The hard part isn’t the process
Most people who try weekly reviews and abandon them don’t fail because the process was too complicated. They fail because they don’t have a system that makes it easy to surface what needs review.
When your task list is a flat pile of 200 items with no structure, a weekly review requires manually digging through all of them. That’s why the process feels like work.
When your tasks are organized — grouped by context, linked to goals, with clear priorities — a weekly review takes 20 minutes and feels like a relief. The review itself is simple. The system that supports it does the heavy lifting.
If you’re building a task management system that makes your weekly review faster, the key is structure: tasks connected to goals, grouped in ways that make scanning easy, and flagged when they’ve been sitting untouched too long.
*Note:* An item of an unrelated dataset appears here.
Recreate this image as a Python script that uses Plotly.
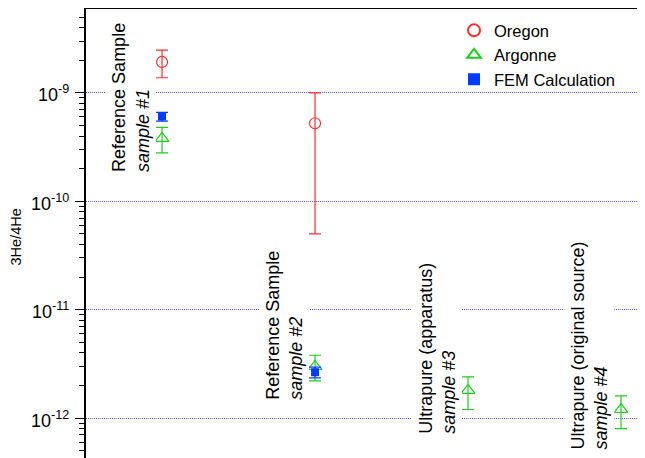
import plotly.graph_objects as go
import math

# ---- data ----
oregon_x = [1, 2]
oregon_y = [1.93e-9, 5.25e-10]
oregon_err = [0.55e-9, 4.75e-10]

argonne_x = [1, 2, 3, 4]
argonne_y = [3.8e-10, 3.0e-12, 1.8e-12, 1.2e-12]
argonne_err = [1.0e-10, 0.8e-12, 0.6e-12, 0.4e-12]

fem_x = [1, 2]
fem_y = [6.05e-10, 2.65e-12]
fem_err = [0.55e-10, 0.3e-12]

sample_names = ["Reference Sample", "Reference Sample",
                "Ultrapure (apparatus)", "Ultrapure (original source)"]
sample_tags = ["sample #1", "sample #2", "sample #3", "sample #4"]
label_bottom = [1.72e-10, 1.36e-12, 6.6e-13, 4.68e-13]

tick_vals = [1e-12, 1e-11, 1e-10, 1e-9]
tick_exps = ["-12", "-11", "-10", "-9"]

RED = "rgb(255,45,45)"
GREEN = "rgb(30,205,30)"
BLUE = "rgb(0,60,255)"
FONT = "Liberation Sans"

fig = go.Figure()
fig.add_trace(go.Scatter(
    x=oregon_x, y=oregon_y, mode="markers", name="Oregon",
    marker=dict(symbol="circle-open", size=11, color=RED, line=dict(width=1.2)),
    error_y=dict(type="data", array=oregon_err, color=RED, thickness=1.2, width=6)))
fig.add_trace(go.Scatter(
    x=argonne_x, y=argonne_y, mode="markers", name="Argonne",
    marker=dict(symbol="triangle-up-open", size=12, color=GREEN, line=dict(width=1.2)),
    error_y=dict(type="data", array=argonne_err, color=GREEN, thickness=1.2, width=6)))
fig.add_trace(go.Scatter(
    x=fem_x, y=fem_y, mode="markers", name="FEM Calculation",
    marker=dict(symbol="square", size=8, color=BLUE),
    error_y=dict(type="data", array=fem_err, color=BLUE, thickness=1.2, width=6)))

for i, (nm, tg, yb) in enumerate(zip(sample_names, sample_tags, label_bottom)):
    fig.add_annotation(
        x=i + 1 - 0.205, y=math.log10(yb), xref="x", yref="y",
        text=f"{nm}<br><i>{tg}</i>", textangle=-90, showarrow=False,
        xanchor="center", yanchor="bottom", align="left",
        bgcolor="white", borderpad=3,
        font=dict(family=FONT, size=18, color="black"))

# y tick labels (10^n) placed at the axis' tick values
for tv, ex in zip(tick_vals, tick_exps):
    fig.add_annotation(
        x=-(78 - 63) / 567, y=math.log10(tv), xref="paper", yref="y",
        text=f"10<sup>{ex}</sup>", showarrow=False, xanchor="right", yanchor="middle",
        yshift=-1, font=dict(family=FONT, size=18, color="black"))

# page body adds 8px offset; plot area spans figure px 78..645 horizontally
fig.add_annotation(
    x=-(78 - 7) / 567, y=0.5, xref="paper", yref="paper", text="3He/4He",
    textangle=-90, showarrow=False, xanchor="center", yanchor="middle",
    font=dict(family=FONT, size=14.5, color="black"))

fig.update_layout(
    width=645, height=458,
    margin=dict(l=78, r=0, t=1, b=0),
    plot_bgcolor="white", paper_bgcolor="white",
    font=dict(family=FONT, color="black"),
    showlegend=True,
    legend=dict(x=(446 - 78) / 567, y=0.991, xanchor="left", yanchor="top",
                bgcolor="rgba(0,0,0,0)", itemsizing="constant",
                font=dict(family=FONT, size=16.5)),
    xaxis=dict(range=[0.503, 4.209], side="top", showline=True, linecolor="black",
               linewidth=1.5, showgrid=False, zeroline=False, ticks="",
               showticklabels=False),
    yaxis=dict(type="log", range=[-12.442, -8.226], showline=True, linecolor="black",
               linewidth=1.5, ticks="outside", ticklen=9, tickwidth=1.2, tickcolor="black",
               tickmode="array", tickvals=tick_vals, showticklabels=False,
               showgrid=True, gridcolor="rgb(90,90,255)", griddash="1px,1px", gridwidth=1,
               zeroline=False,
               minor=dict(ticks="outside", ticklen=5, tickwidth=1.2, tickcolor="black",
                          dtick="D1", showgrid=False)),
)

fig.write_html("out.html")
A note on the feeling you’re chasing
People who do weekly reviews consistently describe the same experience: a specific feeling of “clean” at the end of the session. Everything is captured. Decisions have been made. The week ahead has shape.
That feeling is what you’re building toward. It doesn’t come from productivity theater or perfect systems. It comes from a simple, consistent practice of pausing, clearing, and choosing.
Twenty minutes. Once a week. The return is surprisingly large.